Financial institutions around the world are expected to spend roughly $500 billion on IT investment by the end of the decade, according to IDC.
The analyst firm identified “four pillars,” of IT investment in the sector, namely big data, cloud, mobile and social in a recent Webinar. The financial institutions surveyed all expressed interest in making these investments, but felt hamstrung by budgetary constraints, and in tandem, ensuring the security of their businesses. IDC found security to be the number one concern among banks (for cloud and mobile in particular).
Karen Massey, a senior analyst for consumer banking at IDC Financial Insights, companies were asked “what security provisions would be required in order for you to consider moving more of your infrastructure and your applications into the cloud?”
The answer: banks want to see their providers share in some of the risk of doing so. “However,” she added, “overall, IT vendors have been somewhat reluctant to take equal responsibility with the institutions. IT vendors do say that that the institutions…could drop the ball with practices that are beyond the control of the vendor.”
The move towards the cloud could lie in what IDC calls “the third platform, “which takes technology beyond the mainframe, and beyond the client-server distributed computing model,” says Jerry Silva, research director of global retail banking at IDC Financial Insights. This, he says, is what will push banks to invest in the big four.
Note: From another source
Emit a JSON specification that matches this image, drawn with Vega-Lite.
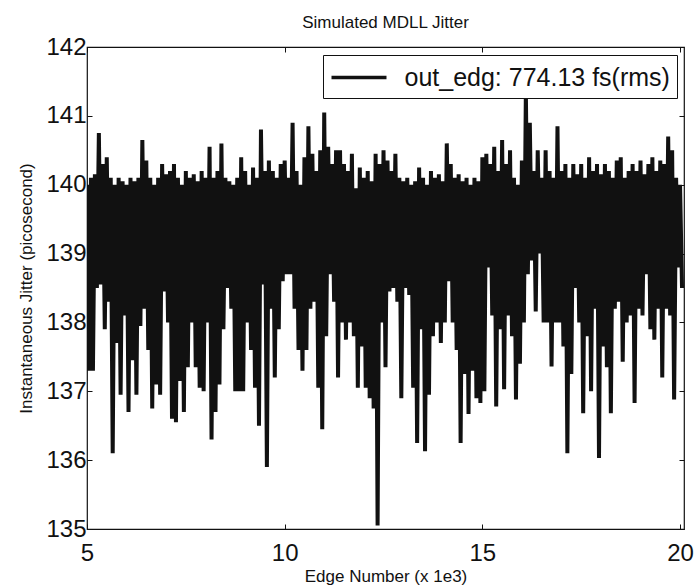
{
  "$schema": "https://vega.github.io/schema/vega-lite/v6.json",
  "width": 597,
  "height": 482,
  "autosize": "none",
  "padding": {"left": 87, "top": 47, "right": 11, "bottom": 59},
  "background": "white",
  "title": {"text": "Simulated MDLL Jitter", "font": "Liberation Sans", "fontSize": 17, "fontWeight": "normal", "color": "#111", "anchor": "middle", "offset": 3},
  "config": {
    "view": {"stroke": "#111", "strokeWidth": 1.2},
    "axis": {"domainColor": "#111", "tickColor": "#111", "labelColor": "#111", "titleColor": "#111", "grid": false, "labelFont": "Liberation Sans", "titleFont": "Liberation Sans", "titleFontWeight": "normal"}
  },
  "data": {"values": [
{"e":5.0,"j":140.0},{"e":5.05,"j":137.3},{"e":5.1,"j":140.1},{"e":5.15,"j":137.3},{"e":5.2,"j":140.15},{"e":5.25,"j":138.5},{"e":5.3,"j":140.75},{"e":5.35,"j":138.55},{"e":5.4,"j":140.3},{"e":5.45,"j":137.9},
{"e":5.5,"j":140.4},{"e":5.55,"j":138.3},{"e":5.6,"j":140.1},{"e":5.65,"j":136.1},{"e":5.7,"j":140.0},{"e":5.75,"j":137.7},{"e":5.8,"j":140.1},{"e":5.85,"j":136.95},{"e":5.9,"j":140.05},{"e":5.95,"j":138.1},
{"e":6.0,"j":140.0},{"e":6.05,"j":136.7},{"e":6.1,"j":140.1},{"e":6.15,"j":137.45},{"e":6.2,"j":140.05},{"e":6.25,"j":136.95},{"e":6.3,"j":140.1},{"e":6.35,"j":137.95},{"e":6.4,"j":140.65},{"e":6.45,"j":138.2},
{"e":6.5,"j":140.35},{"e":6.55,"j":137.6},{"e":6.6,"j":140.1},{"e":6.65,"j":136.75},{"e":6.7,"j":140.0},{"e":6.75,"j":137.1},{"e":6.8,"j":140.1},{"e":6.85,"j":136.95},{"e":6.9,"j":140.3},{"e":6.95,"j":138.45},
{"e":7.0,"j":140.15},{"e":7.05,"j":138.0},{"e":7.1,"j":140.2},{"e":7.15,"j":136.6},{"e":7.2,"j":140.3},{"e":7.25,"j":136.55},{"e":7.3,"j":140.1},{"e":7.35,"j":137.15},{"e":7.4,"j":140.0},{"e":7.45,"j":136.7},
{"e":7.5,"j":140.2},{"e":7.55,"j":137.35},{"e":7.6,"j":140.1},{"e":7.65,"j":138.0},{"e":7.7,"j":140.15},{"e":7.75,"j":137.35},{"e":7.8,"j":140.05},{"e":7.85,"j":137.05},{"e":7.9,"j":140.2},{"e":7.95,"j":137.0},
{"e":8.0,"j":140.1},{"e":8.05,"j":138.0},{"e":8.1,"j":140.55},{"e":8.15,"j":136.3},{"e":8.2,"j":140.1},{"e":8.25,"j":136.7},{"e":8.3,"j":140.2},{"e":8.35,"j":137.1},{"e":8.4,"j":140.6},{"e":8.45,"j":137.9},
{"e":8.5,"j":140.1},{"e":8.55,"j":138.5},{"e":8.6,"j":140.05},{"e":8.65,"j":138.2},{"e":8.7,"j":140.0},{"e":8.75,"j":137.0},{"e":8.8,"j":140.1},{"e":8.85,"j":137.0},{"e":8.9,"j":140.4},{"e":8.95,"j":137.0},
{"e":9.0,"j":140.2},{"e":9.05,"j":138.0},{"e":9.1,"j":140.0},{"e":9.15,"j":137.6},{"e":9.2,"j":140.25},{"e":9.25,"j":137.05},{"e":9.3,"j":140.1},{"e":9.35,"j":136.5},{"e":9.4,"j":140.8},{"e":9.45,"j":138.55},
{"e":9.5,"j":140.2},{"e":9.55,"j":135.9},{"e":9.6,"j":140.35},{"e":9.65,"j":138.2},{"e":9.7,"j":140.2},{"e":9.75,"j":137.2},{"e":9.8,"j":140.1},{"e":9.85,"j":137.9},{"e":9.9,"j":140.3},{"e":9.95,"j":138.6},
{"e":10.0,"j":140.35},{"e":10.05,"j":138.7},{"e":10.1,"j":140.1},{"e":10.15,"j":138.7},{"e":10.2,"j":140.9},{"e":10.25,"j":138.2},{"e":10.3,"j":140.2},{"e":10.35,"j":137.6},{"e":10.4,"j":140.0},{"e":10.45,"j":137.3},
{"e":10.5,"j":140.4},{"e":10.55,"j":137.6},{"e":10.6,"j":140.85},{"e":10.65,"j":138.2},{"e":10.7,"j":140.45},{"e":10.75,"j":138.3},{"e":10.8,"j":140.2},{"e":10.85,"j":137.05},{"e":10.9,"j":140.5},{"e":10.95,"j":136.45},
{"e":11.0,"j":141.05},{"e":11.05,"j":137.8},{"e":11.1,"j":140.55},{"e":11.15,"j":138.7},{"e":11.2,"j":140.3},{"e":11.25,"j":138.3},{"e":11.3,"j":140.5},{"e":11.35,"j":137.2},{"e":11.4,"j":140.5},{"e":11.45,"j":138.0},
{"e":11.5,"j":140.3},{"e":11.55,"j":137.75},{"e":11.6,"j":140.2},{"e":11.65,"j":138.0},{"e":11.7,"j":140.45},{"e":11.75,"j":137.8},{"e":11.8,"j":139.95},{"e":11.85,"j":137.05},{"e":11.9,"j":140.25},{"e":11.95,"j":137.65},
{"e":12.0,"j":140.1},{"e":12.05,"j":137.05},{"e":12.1,"j":140.2},{"e":12.15,"j":136.9},{"e":12.2,"j":140.05},{"e":12.25,"j":136.75},{"e":12.3,"j":140.45},{"e":12.35,"j":135.05},{"e":12.4,"j":140.3},{"e":12.45,"j":138.0},
{"e":12.5,"j":140.5},{"e":12.55,"j":137.35},{"e":12.6,"j":140.35},{"e":12.65,"j":138.45},{"e":12.7,"j":140.2},{"e":12.75,"j":138.5},{"e":12.8,"j":140.45},{"e":12.85,"j":138.3},{"e":12.9,"j":140.1},{"e":12.95,"j":136.9},
{"e":13.0,"j":140.05},{"e":13.05,"j":138.5},{"e":13.1,"j":140.1},{"e":13.15,"j":138.4},{"e":13.2,"j":140.0},{"e":13.25,"j":137.05},{"e":13.3,"j":140.05},{"e":13.35,"j":136.25},{"e":13.4,"j":140.25},{"e":13.45,"j":137.9},
{"e":13.5,"j":140.1},{"e":13.55,"j":136.13},{"e":13.6,"j":140.0},{"e":13.65,"j":136.95},{"e":13.7,"j":140.2},{"e":13.75,"j":137.8},{"e":13.8,"j":140.1},{"e":13.85,"j":138.0},{"e":13.9,"j":140.15},{"e":13.95,"j":137.7},
{"e":14.0,"j":140.05},{"e":14.05,"j":138.0},{"e":14.1,"j":140.6},{"e":14.15,"j":138.6},{"e":14.2,"j":140.3},{"e":14.25,"j":138.0},{"e":14.3,"j":140.1},{"e":14.35,"j":137.6},{"e":14.4,"j":140.15},{"e":14.45,"j":136.25},
{"e":14.5,"j":140.05},{"e":14.55,"j":137.25},{"e":14.6,"j":140.1},{"e":14.65,"j":136.67},{"e":14.7,"j":140.0},{"e":14.75,"j":137.3},{"e":14.8,"j":140.1},{"e":14.85,"j":136.9},{"e":14.9,"j":140.05},{"e":14.95,"j":136.83},
{"e":15.0,"j":140.4},{"e":15.05,"j":137.0},{"e":15.1,"j":140.45},{"e":15.15,"j":138.8},{"e":15.2,"j":140.3},{"e":15.25,"j":138.1},{"e":15.3,"j":140.55},{"e":15.35,"j":136.78},{"e":15.4,"j":140.2},{"e":15.45,"j":137.9},
{"e":15.5,"j":140.65},{"e":15.55,"j":137.03},{"e":15.6,"j":140.3},{"e":15.65,"j":138.1},{"e":15.7,"j":140.5},{"e":15.75,"j":137.8},{"e":15.8,"j":140.1},{"e":15.85,"j":136.88},{"e":15.9,"j":140.0},{"e":15.95,"j":137.4},
{"e":16.0,"j":140.35},{"e":16.05,"j":138.0},{"e":16.1,"j":141.35},{"e":16.15,"j":138.7},{"e":16.2,"j":140.9},{"e":16.25,"j":138.9},{"e":16.3,"j":140.2},{"e":16.35,"j":138.16},{"e":16.4,"j":140.5},{"e":16.45,"j":139.0},
{"e":16.5,"j":140.1},{"e":16.55,"j":138.0},{"e":16.6,"j":140.5},{"e":16.65,"j":138.0},{"e":16.7,"j":140.2},{"e":16.75,"j":137.36},{"e":16.8,"j":140.1},{"e":16.85,"j":138.0},{"e":16.9,"j":140.85},{"e":16.95,"j":138.0},
{"e":17.0,"j":140.2},{"e":17.05,"j":137.65},{"e":17.1,"j":140.3},{"e":17.15,"j":136.1},{"e":17.2,"j":140.1},{"e":17.25,"j":137.25},{"e":17.3,"j":140.3},{"e":17.35,"j":138.5},{"e":17.4,"j":140.15},{"e":17.45,"j":138.0},
{"e":17.5,"j":140.3},{"e":17.55,"j":136.68},{"e":17.6,"j":140.1},{"e":17.65,"j":137.8},{"e":17.7,"j":140.4},{"e":17.75,"j":137.0},{"e":17.8,"j":140.2},{"e":17.85,"j":138.2},{"e":17.9,"j":140.3},{"e":17.95,"j":136.03},
{"e":18.0,"j":140.15},{"e":18.05,"j":137.65},{"e":18.1,"j":140.3},{"e":18.15,"j":137.35},{"e":18.2,"j":140.2},{"e":18.25,"j":136.68},{"e":18.3,"j":140.1},{"e":18.35,"j":138.2},{"e":18.4,"j":140.35},{"e":18.45,"j":138.3},
{"e":18.5,"j":140.4},{"e":18.55,"j":137.43},{"e":18.6,"j":140.1},{"e":18.65,"j":138.0},{"e":18.7,"j":140.2},{"e":18.75,"j":138.1},{"e":18.8,"j":140.3},{"e":18.85,"j":136.83},{"e":18.9,"j":140.2},{"e":18.95,"j":138.2},
{"e":19.0,"j":140.35},{"e":19.05,"j":138.1},{"e":19.1,"j":140.15},{"e":19.15,"j":138.7},{"e":19.2,"j":140.3},{"e":19.25,"j":137.9},{"e":19.3,"j":140.4},{"e":19.35,"j":137.75},{"e":19.4,"j":140.2},{"e":19.45,"j":138.2},
{"e":19.5,"j":140.35},{"e":19.55,"j":137.2},{"e":19.6,"j":140.3},{"e":19.65,"j":138.2},{"e":19.7,"j":140.7},{"e":19.75,"j":138.1},{"e":19.8,"j":140.5},{"e":19.85,"j":136.88},{"e":19.9,"j":140.1},{"e":19.95,"j":138.8},
{"e":20.0,"j":140.0},{"e":20.05,"j":138.5}
  ]},
  "layer": [
    {
      "mark": {"type": "line", "strokeWidth": 4, "clip": true, "strokeJoin": "miter"},
      "encoding": {
        "x": {"field": "e", "type": "quantitative", "scale": {"domain": [5, 20.1], "nice": false, "zero": false},
              "axis": {"orient": "bottom", "values": [5, 10, 15, 20], "tickSize": -5, "labelFontSize": 24, "labelPadding": 17, "title": "Edge Number (x 1e3)", "titleFontSize": 17, "titlePadding": 3, "domain": false, "labelFlush": false}},
        "y": {"field": "j", "type": "quantitative", "scale": {"domain": [135, 142], "nice": false, "zero": false},
              "axis": {"orient": "left", "values": [135, 136, 137, 138, 139, 140, 141, 142], "tickSize": -5, "labelFontSize": 24, "labelPadding": 6, "title": "Instantaneous Jitter (picosecond)", "titleFontSize": 17, "titlePadding": 10, "domain": false}},
        "color": {"datum": "out_edg: 774.13 fs(rms)", "type": "nominal", "scale": {"range": ["#111111"]},
                  "legend": {"title": null, "orient": "none", "legendX": 236, "legendY": 8, "padding": 7, "strokeColor": "#111", "fillColor": "white", "symbolType": "M-2,0H2", "symbolStrokeWidth": 3.5, "symbolSize": 756, "symbolOffset": 13.5, "labelFontSize": 25, "labelLimit": 400, "labelFont": "Liberation Sans", "labelColor": "#111", "labelOffset": 30, "cornerRadius": 0}}
      }
    },
    {
      "mark": {"type": "line", "opacity": 0},
      "encoding": {
        "x": {"field": "e", "type": "quantitative", "axis": {"orient": "top", "values": [5, 10, 15, 20], "tickSize": -5, "labels": false, "title": null, "domain": false}},
        "y": {"field": "j", "type": "quantitative", "axis": {"orient": "right", "values": [135, 136, 137, 138, 139, 140, 141, 142], "tickSize": -5, "labels": false, "title": null, "domain": false}}
      }
    }
  ],
  "resolve": {"axis": {"x": "independent", "y": "independent"}}
}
But there’s an elephant in the room, and it sits in the back-end of a bank’s infrastructure. This is especially true in Canada, in which a relatively small number of large banks reign supreme. The most important (and secure) piece of hardware these banks possess is their mainframe, which is the foundation of their critical business transactions.
IDC Financial Insights suggests that eventually, banks could be persuaded to offload some of their applications to a hybrid cloud, meaning giving up some of this control to providers. This would indeed decrease costs and security fears could be put at rest by migrating only non-critical business applications.
But convincing large financial institutions cede control of their mission-critical applications is a much tougher sell. The numbers of people qualified to maintain mainframes and mid-range servers is dwindling, and banks have their hands full coping with millions of lines of useless legacy code, which is estimated as high as 30 per cent.
It’s no wonder, then, that the investments on security and “keeping the lights on” are so great. Before banks can be persuaded to innovate further on the new front-ends of technology, they need the help of highly qualified providers that understand how to integrate them securely with the back-ends, and since costs are so high, at a price they can live with.